For filters, you can enter also Scale. Scale factor means the final multiplication factor before the value is written to the output channel. It helps us to change the unit, for example. A good example of using the Scale is shown in the Integration section.
Response curve / Coefficients preview
You can choose between Response curve preview and Coefficients display.
The red response curve shows the amplitude damping of the filter. The amplification ratio is expressed in dB (similar to IIR filter). The green curve shows the phase delay. In the pass band as well as in the transition band the phase delay is always zero and in the stop band the phase angle is not even important because of high damping ratio.

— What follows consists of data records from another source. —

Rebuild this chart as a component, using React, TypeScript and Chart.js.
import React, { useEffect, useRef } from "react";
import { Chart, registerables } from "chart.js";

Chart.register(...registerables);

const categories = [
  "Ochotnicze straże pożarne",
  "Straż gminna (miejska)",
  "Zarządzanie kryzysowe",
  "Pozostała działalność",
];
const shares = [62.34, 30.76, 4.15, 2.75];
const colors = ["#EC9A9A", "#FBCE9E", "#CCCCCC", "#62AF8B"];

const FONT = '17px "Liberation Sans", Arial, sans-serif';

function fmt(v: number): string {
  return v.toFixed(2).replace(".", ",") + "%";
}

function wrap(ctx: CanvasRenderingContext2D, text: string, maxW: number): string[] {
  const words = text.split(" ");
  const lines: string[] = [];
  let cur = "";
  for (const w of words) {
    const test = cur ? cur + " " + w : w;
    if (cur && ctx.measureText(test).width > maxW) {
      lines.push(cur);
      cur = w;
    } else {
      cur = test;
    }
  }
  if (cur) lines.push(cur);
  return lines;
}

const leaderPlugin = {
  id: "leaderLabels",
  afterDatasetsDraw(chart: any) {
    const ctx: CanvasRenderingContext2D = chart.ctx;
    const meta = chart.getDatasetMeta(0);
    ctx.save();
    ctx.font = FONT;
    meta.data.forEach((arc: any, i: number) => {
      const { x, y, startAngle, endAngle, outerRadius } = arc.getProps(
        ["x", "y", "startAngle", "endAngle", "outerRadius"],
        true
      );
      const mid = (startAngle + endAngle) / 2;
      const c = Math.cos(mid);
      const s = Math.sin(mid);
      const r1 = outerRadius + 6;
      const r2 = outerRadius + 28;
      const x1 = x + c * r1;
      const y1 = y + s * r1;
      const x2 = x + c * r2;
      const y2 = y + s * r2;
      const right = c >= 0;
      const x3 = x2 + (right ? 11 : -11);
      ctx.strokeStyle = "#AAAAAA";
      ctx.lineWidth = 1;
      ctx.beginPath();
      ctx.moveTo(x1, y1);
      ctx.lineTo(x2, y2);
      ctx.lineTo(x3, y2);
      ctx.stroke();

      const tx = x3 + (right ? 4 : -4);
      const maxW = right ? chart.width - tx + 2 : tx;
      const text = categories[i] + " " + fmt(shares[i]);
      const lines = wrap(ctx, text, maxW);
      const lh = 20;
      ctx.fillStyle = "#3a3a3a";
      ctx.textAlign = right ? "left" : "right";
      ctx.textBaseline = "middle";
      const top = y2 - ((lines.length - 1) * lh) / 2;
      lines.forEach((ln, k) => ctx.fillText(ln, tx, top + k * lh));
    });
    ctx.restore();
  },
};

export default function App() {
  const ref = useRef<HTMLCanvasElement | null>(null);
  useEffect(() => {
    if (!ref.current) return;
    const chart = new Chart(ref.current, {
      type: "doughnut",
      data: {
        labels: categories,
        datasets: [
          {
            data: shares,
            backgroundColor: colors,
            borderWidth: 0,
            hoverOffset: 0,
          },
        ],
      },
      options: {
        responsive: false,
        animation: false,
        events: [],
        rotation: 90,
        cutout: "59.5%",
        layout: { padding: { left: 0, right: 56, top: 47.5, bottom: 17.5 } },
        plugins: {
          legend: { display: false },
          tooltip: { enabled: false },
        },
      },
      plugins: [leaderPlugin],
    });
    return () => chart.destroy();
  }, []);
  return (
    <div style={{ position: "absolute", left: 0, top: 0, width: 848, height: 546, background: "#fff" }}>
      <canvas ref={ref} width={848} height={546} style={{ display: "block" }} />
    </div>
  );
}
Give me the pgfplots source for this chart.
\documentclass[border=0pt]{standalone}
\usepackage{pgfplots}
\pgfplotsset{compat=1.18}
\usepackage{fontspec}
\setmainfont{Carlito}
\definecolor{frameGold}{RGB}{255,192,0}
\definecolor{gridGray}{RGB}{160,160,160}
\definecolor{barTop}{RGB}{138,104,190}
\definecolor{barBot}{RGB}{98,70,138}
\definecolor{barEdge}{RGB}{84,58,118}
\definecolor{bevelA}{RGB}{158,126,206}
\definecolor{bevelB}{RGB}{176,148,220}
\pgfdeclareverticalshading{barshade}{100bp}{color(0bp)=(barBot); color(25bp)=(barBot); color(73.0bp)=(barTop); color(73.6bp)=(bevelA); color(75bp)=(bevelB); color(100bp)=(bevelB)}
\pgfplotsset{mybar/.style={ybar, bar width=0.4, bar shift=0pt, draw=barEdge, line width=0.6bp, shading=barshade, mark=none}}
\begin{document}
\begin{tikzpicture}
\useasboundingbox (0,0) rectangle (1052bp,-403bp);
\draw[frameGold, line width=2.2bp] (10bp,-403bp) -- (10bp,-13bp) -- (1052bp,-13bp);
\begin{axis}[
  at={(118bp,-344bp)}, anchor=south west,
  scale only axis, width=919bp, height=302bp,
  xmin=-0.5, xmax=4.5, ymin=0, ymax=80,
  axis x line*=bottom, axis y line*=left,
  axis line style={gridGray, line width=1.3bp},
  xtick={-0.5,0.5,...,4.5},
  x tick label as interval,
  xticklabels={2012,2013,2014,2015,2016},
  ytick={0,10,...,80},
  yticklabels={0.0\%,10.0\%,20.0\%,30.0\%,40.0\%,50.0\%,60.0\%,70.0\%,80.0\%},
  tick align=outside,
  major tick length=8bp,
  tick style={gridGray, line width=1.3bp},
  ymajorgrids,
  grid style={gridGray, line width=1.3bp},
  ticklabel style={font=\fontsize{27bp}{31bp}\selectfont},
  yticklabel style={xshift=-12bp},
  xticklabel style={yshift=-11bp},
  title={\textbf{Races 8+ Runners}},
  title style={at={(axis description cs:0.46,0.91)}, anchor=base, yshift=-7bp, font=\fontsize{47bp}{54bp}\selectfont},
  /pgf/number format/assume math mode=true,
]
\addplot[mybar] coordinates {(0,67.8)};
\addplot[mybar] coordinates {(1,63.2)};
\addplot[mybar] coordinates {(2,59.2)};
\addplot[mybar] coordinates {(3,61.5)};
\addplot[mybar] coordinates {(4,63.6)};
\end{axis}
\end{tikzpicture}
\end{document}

The other display is the display of coefficients. The upper graph and the left table shows the filter coefficients with which the raw data is convoluted. The lower graph shows the response of the filter to the step response.

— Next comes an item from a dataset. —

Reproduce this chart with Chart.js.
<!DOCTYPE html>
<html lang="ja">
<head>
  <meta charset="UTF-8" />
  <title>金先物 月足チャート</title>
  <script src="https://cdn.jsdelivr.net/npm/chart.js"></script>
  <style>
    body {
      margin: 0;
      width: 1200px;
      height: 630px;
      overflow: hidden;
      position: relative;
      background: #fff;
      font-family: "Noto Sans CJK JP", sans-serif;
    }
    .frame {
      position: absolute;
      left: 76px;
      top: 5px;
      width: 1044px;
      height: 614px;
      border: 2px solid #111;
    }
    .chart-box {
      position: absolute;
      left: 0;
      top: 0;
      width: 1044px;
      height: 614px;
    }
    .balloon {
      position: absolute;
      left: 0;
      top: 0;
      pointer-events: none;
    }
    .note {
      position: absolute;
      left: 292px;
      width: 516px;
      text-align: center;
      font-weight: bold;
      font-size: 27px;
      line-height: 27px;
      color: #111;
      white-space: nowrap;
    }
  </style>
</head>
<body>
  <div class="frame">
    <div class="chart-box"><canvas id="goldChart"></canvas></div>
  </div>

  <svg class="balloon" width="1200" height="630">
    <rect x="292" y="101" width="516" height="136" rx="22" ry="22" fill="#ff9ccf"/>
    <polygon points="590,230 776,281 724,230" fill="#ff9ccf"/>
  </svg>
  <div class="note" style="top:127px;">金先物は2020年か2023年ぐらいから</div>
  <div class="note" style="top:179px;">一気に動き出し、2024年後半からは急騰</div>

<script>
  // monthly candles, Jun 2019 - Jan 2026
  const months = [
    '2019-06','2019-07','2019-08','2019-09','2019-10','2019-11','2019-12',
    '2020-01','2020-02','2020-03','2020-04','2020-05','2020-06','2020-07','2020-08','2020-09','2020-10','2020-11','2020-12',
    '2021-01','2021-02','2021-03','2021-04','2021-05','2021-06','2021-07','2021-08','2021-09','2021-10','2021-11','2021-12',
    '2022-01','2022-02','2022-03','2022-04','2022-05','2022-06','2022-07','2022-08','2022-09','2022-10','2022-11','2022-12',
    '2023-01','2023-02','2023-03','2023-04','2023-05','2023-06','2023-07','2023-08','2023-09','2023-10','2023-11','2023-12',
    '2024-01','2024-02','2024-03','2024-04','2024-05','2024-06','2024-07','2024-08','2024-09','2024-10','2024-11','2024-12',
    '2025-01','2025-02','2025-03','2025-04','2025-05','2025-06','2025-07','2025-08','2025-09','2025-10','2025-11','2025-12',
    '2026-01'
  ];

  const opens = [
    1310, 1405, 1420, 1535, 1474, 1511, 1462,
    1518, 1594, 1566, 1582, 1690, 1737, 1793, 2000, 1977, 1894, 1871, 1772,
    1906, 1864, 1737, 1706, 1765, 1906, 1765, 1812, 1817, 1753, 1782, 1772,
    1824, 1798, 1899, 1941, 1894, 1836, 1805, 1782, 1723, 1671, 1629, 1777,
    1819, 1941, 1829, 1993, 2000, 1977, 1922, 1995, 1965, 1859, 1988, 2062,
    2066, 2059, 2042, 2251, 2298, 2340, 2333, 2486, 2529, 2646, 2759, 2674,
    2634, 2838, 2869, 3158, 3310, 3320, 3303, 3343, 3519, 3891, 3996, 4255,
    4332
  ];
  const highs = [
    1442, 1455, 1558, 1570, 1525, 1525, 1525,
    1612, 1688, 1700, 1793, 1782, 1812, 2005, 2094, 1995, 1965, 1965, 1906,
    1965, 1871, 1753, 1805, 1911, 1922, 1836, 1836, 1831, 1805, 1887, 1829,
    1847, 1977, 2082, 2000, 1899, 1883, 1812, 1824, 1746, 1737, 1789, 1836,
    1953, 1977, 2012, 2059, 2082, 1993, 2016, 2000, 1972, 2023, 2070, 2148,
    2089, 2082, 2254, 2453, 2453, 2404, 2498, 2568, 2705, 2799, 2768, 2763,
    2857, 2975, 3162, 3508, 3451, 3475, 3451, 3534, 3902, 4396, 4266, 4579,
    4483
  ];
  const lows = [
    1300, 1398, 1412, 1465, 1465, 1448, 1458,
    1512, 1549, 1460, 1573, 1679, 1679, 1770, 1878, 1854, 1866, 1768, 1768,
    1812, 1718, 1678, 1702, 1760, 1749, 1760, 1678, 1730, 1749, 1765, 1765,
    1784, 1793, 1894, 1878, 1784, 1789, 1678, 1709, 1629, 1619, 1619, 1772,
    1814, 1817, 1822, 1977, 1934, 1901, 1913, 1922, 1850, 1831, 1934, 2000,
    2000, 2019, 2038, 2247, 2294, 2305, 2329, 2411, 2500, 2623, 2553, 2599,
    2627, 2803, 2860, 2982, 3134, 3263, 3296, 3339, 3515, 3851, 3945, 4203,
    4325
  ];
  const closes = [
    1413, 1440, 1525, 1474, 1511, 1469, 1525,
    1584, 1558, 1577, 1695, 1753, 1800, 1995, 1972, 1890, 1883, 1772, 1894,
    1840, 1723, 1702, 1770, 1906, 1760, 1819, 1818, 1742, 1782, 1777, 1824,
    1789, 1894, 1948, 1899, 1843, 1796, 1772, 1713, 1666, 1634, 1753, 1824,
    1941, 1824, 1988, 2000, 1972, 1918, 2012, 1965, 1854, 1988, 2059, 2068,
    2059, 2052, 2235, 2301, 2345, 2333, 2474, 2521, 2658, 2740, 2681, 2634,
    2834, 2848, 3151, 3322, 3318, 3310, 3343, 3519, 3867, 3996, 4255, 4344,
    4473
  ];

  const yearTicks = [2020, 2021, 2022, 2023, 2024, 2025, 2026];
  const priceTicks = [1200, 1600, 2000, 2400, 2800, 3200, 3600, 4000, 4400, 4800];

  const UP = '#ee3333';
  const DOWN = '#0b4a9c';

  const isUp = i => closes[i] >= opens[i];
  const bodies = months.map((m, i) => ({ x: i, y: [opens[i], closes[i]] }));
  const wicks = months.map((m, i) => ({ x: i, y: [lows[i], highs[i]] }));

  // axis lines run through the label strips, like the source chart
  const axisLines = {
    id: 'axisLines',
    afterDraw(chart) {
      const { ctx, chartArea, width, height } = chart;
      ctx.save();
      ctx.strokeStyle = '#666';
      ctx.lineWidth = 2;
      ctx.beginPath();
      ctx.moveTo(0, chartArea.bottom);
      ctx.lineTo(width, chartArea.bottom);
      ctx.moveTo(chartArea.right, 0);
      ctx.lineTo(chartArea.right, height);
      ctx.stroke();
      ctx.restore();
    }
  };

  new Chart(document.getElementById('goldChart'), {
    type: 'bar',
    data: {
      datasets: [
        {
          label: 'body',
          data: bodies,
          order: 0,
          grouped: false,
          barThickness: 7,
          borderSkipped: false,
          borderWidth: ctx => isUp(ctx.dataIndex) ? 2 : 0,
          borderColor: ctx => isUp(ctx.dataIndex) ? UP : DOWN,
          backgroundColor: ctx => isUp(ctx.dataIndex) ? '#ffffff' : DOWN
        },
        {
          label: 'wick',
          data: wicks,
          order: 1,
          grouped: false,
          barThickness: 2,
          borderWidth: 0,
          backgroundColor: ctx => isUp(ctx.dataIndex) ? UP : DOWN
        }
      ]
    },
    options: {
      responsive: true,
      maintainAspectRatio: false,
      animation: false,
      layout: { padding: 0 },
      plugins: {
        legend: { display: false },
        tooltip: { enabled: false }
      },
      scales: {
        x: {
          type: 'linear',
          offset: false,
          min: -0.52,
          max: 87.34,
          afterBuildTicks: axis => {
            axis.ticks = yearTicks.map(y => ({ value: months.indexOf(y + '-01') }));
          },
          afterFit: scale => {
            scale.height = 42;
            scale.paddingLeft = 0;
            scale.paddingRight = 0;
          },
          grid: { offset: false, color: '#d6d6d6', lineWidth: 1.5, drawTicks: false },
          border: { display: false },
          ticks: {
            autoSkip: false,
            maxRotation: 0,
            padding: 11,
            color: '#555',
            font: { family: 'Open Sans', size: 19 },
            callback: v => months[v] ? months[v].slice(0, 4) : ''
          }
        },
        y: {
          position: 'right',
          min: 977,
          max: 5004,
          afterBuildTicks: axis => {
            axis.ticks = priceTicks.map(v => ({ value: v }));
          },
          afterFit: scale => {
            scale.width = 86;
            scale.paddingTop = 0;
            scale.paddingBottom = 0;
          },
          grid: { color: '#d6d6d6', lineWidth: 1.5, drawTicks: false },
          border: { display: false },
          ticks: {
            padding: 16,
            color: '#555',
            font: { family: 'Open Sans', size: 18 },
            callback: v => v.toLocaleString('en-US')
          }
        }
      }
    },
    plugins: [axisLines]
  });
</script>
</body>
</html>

On Response curve preview you can choose between Logarithmic and Linear display, you can also edit coordinates value and auto scale Yaxis.
Let’s look at the difference of the FIR filter compared to the standard IIR filter. Let’s take a very simple 20 Hz second order filter (at 1 kHz sampling rate).
The IIR filter is calculated with 6 coefficients, while similar FIR filter is calculated with 40 coefficients for the same damping. Therefore the FIR filter is more CPU demanding for the same performance.
Another fact is while we can get ratios of cutoff frequency to sample rate of 1/100000 and more, we can achieve only limited results with FIR filter. The ratio increases with the higher number of coefficients.
Enough of the downsides, let’s look at the response graph at 20 Hz (exactly at the limit). The green curve is the original sine wave while the red one is calculated with IIR filter. We can clearly see the phase delay of the output.
The blue curve is the response of the FIR filter which has absolutely no phase shift. For lots of applications, it is very important that the signals are not delayed and there the use of FIR filters is very advantageous.